(begin)

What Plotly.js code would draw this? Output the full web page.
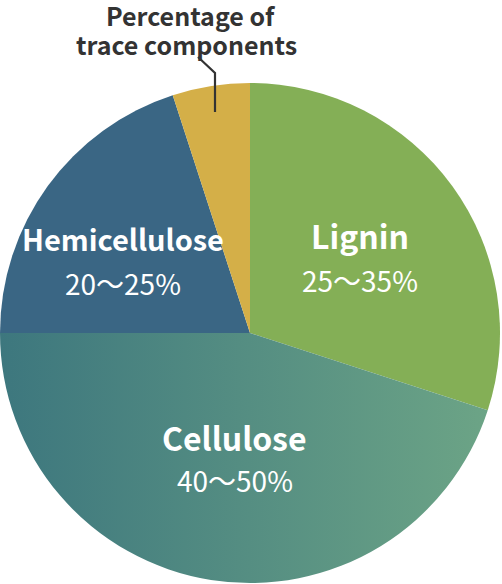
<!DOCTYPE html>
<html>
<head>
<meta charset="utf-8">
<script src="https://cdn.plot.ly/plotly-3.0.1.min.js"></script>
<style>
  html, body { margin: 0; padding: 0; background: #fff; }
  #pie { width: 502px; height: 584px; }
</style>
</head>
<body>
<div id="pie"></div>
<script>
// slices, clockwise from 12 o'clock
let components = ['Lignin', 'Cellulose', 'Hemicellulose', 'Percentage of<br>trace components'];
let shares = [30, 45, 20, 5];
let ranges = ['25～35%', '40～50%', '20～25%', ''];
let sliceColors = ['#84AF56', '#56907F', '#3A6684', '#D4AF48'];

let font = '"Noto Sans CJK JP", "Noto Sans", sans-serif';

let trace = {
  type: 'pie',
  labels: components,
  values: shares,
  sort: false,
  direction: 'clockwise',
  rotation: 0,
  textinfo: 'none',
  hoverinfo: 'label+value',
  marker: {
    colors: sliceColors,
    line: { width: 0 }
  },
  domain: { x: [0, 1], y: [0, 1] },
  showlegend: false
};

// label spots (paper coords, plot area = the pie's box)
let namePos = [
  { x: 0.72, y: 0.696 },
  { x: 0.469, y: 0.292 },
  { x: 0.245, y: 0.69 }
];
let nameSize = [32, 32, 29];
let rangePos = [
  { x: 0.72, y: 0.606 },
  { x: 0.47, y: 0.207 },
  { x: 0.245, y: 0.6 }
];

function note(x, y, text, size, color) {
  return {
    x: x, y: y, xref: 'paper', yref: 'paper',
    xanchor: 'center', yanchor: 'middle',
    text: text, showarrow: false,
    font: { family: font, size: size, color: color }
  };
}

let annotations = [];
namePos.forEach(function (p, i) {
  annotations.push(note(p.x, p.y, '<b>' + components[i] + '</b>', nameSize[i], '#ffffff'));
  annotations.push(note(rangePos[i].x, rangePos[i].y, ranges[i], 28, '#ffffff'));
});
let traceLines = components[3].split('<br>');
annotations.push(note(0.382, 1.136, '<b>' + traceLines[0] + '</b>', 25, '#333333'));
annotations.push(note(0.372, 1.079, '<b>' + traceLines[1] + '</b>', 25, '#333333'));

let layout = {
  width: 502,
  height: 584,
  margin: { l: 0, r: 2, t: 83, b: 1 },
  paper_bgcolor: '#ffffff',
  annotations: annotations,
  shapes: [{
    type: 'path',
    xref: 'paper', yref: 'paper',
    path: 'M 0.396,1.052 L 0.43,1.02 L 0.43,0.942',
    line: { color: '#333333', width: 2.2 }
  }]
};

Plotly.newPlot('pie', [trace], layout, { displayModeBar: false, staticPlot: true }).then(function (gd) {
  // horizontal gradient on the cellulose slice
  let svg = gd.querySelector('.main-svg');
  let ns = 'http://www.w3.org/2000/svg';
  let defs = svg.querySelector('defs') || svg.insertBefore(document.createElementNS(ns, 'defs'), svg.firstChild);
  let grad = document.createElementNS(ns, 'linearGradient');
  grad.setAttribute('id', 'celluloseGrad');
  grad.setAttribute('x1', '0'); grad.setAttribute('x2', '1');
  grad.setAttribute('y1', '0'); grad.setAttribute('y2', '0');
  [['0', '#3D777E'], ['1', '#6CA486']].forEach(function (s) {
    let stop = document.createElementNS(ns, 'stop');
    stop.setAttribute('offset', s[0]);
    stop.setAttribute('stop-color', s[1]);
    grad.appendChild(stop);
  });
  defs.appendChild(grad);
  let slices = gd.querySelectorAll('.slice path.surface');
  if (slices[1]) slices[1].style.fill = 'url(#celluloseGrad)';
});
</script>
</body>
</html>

(end)
(begin)

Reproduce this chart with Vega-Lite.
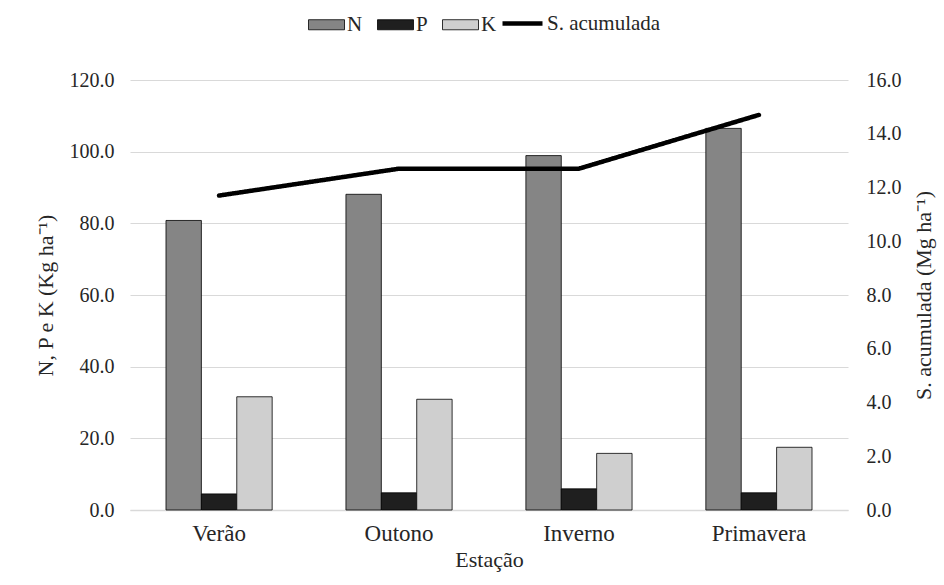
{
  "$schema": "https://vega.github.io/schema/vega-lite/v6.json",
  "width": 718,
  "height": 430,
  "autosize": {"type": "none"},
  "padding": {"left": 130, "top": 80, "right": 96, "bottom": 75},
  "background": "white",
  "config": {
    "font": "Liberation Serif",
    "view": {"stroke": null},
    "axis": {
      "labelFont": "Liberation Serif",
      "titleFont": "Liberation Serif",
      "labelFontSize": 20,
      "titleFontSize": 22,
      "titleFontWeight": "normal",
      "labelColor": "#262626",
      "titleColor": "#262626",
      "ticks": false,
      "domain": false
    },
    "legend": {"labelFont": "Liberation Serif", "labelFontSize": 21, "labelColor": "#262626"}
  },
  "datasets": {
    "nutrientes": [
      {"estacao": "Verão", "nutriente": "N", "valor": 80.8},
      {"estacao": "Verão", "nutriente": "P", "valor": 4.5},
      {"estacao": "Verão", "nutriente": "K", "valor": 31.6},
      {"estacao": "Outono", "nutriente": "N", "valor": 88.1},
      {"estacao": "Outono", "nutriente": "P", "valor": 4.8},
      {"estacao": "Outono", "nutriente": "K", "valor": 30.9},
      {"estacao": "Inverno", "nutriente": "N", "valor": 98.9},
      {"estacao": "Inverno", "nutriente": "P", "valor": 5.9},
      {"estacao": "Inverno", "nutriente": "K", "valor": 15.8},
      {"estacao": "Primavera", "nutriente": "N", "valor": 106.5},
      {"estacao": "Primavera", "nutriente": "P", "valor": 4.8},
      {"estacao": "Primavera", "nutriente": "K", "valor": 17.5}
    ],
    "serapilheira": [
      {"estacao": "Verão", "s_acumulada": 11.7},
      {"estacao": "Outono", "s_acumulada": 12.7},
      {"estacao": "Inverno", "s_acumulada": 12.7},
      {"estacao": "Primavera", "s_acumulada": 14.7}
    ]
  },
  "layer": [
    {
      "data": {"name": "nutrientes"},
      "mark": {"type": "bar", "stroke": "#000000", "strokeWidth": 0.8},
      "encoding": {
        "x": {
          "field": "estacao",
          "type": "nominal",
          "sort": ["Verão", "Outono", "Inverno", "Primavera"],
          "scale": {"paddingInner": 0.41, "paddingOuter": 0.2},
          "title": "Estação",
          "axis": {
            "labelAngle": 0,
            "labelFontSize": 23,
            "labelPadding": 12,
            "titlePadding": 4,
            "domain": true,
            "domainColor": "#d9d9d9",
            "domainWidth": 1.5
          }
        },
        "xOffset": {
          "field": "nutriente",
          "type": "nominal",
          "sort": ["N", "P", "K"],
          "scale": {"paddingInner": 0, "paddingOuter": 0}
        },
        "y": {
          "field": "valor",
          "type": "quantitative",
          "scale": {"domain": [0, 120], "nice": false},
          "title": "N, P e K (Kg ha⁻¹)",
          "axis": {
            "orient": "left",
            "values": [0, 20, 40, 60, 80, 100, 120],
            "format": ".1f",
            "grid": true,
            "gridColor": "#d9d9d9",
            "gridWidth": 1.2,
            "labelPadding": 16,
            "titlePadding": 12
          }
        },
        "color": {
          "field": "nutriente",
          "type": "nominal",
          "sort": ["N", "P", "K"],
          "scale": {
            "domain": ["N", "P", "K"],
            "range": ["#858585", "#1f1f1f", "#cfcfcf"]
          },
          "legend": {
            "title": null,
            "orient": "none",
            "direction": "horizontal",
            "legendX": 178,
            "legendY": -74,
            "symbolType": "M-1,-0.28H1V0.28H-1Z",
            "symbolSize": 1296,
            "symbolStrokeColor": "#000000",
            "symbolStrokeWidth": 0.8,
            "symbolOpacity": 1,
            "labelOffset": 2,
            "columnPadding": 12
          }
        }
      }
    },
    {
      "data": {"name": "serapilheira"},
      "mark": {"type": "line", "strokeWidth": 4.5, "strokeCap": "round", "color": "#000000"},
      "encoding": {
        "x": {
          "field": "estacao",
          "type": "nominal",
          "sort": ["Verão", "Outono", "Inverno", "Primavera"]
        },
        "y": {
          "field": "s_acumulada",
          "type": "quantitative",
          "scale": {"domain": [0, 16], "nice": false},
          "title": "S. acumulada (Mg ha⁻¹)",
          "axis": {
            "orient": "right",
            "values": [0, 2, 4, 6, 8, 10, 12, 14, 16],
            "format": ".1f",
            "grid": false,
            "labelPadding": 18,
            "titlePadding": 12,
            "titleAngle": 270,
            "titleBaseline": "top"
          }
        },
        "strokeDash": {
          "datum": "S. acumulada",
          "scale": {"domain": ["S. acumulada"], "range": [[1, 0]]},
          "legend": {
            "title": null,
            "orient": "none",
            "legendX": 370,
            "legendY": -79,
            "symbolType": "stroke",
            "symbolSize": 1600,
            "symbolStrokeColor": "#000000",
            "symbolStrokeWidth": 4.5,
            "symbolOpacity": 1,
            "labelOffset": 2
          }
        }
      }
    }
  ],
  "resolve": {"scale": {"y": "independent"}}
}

(end)

Write out the lines from the one containing "What Plotly.js code" down to the one containing "annotations.push(note(0.372, 1.079, '<b>'", both included, exactly as they appear. Leave out any pictures.

What Plotly.js code would draw this? Output the full web page.
<!DOCTYPE html>
<html>
<head>
<meta charset="utf-8">
<script src="https://cdn.plot.ly/plotly-3.0.1.min.js"></script>
<style>
  html, body { margin: 0; padding: 0; background: #fff; }
  #pie { width: 502px; height: 584px; }
</style>
</head>
<body>
<div id="pie"></div>
<script>
// slices, clockwise from 12 o'clock
let components = ['Lignin', 'Cellulose', 'Hemicellulose', 'Percentage of<br>trace components'];
let shares = [30, 45, 20, 5];
let ranges = ['25～35%', '40～50%', '20～25%', ''];
let sliceColors = ['#84AF56', '#56907F', '#3A6684', '#D4AF48'];

let font = '"Noto Sans CJK JP", "Noto Sans", sans-serif';

let trace = {
  type: 'pie',
  labels: components,
  values: shares,
  sort: false,
  direction: 'clockwise',
  rotation: 0,
  textinfo: 'none',
  hoverinfo: 'label+value',
  marker: {
    colors: sliceColors,
    line: { width: 0 }
  },
  domain: { x: [0, 1], y: [0, 1] },
  showlegend: false
};

// label spots (paper coords, plot area = the pie's box)
let namePos = [
  { x: 0.72, y: 0.696 },
  { x: 0.469, y: 0.292 },
  { x: 0.245, y: 0.69 }
];
let nameSize = [32, 32, 29];
let rangePos = [
  { x: 0.72, y: 0.606 },
  { x: 0.47, y: 0.207 },
  { x: 0.245, y: 0.6 }
];

function note(x, y, text, size, color) {
  return {
    x: x, y: y, xref: 'paper', yref: 'paper',
    xanchor: 'center', yanchor: 'middle',
    text: text, showarrow: false,
    font: { family: font, size: size, color: color }
  };
}

let annotations = [];
namePos.forEach(function (p, i) {
  annotations.push(note(p.x, p.y, '<b>' + components[i] + '</b>', nameSize[i], '#ffffff'));
  annotations.push(note(rangePos[i].x, rangePos[i].y, ranges[i], 28, '#ffffff'));
});
let traceLines = components[3].split('<br>');
annotations.push(note(0.382, 1.136, '<b>' + traceLines[0] + '</b>', 25, '#333333'));
annotations.push(note(0.372, 1.079, '<b>' + traceLines[1] + '</b>', 25, '#333333'));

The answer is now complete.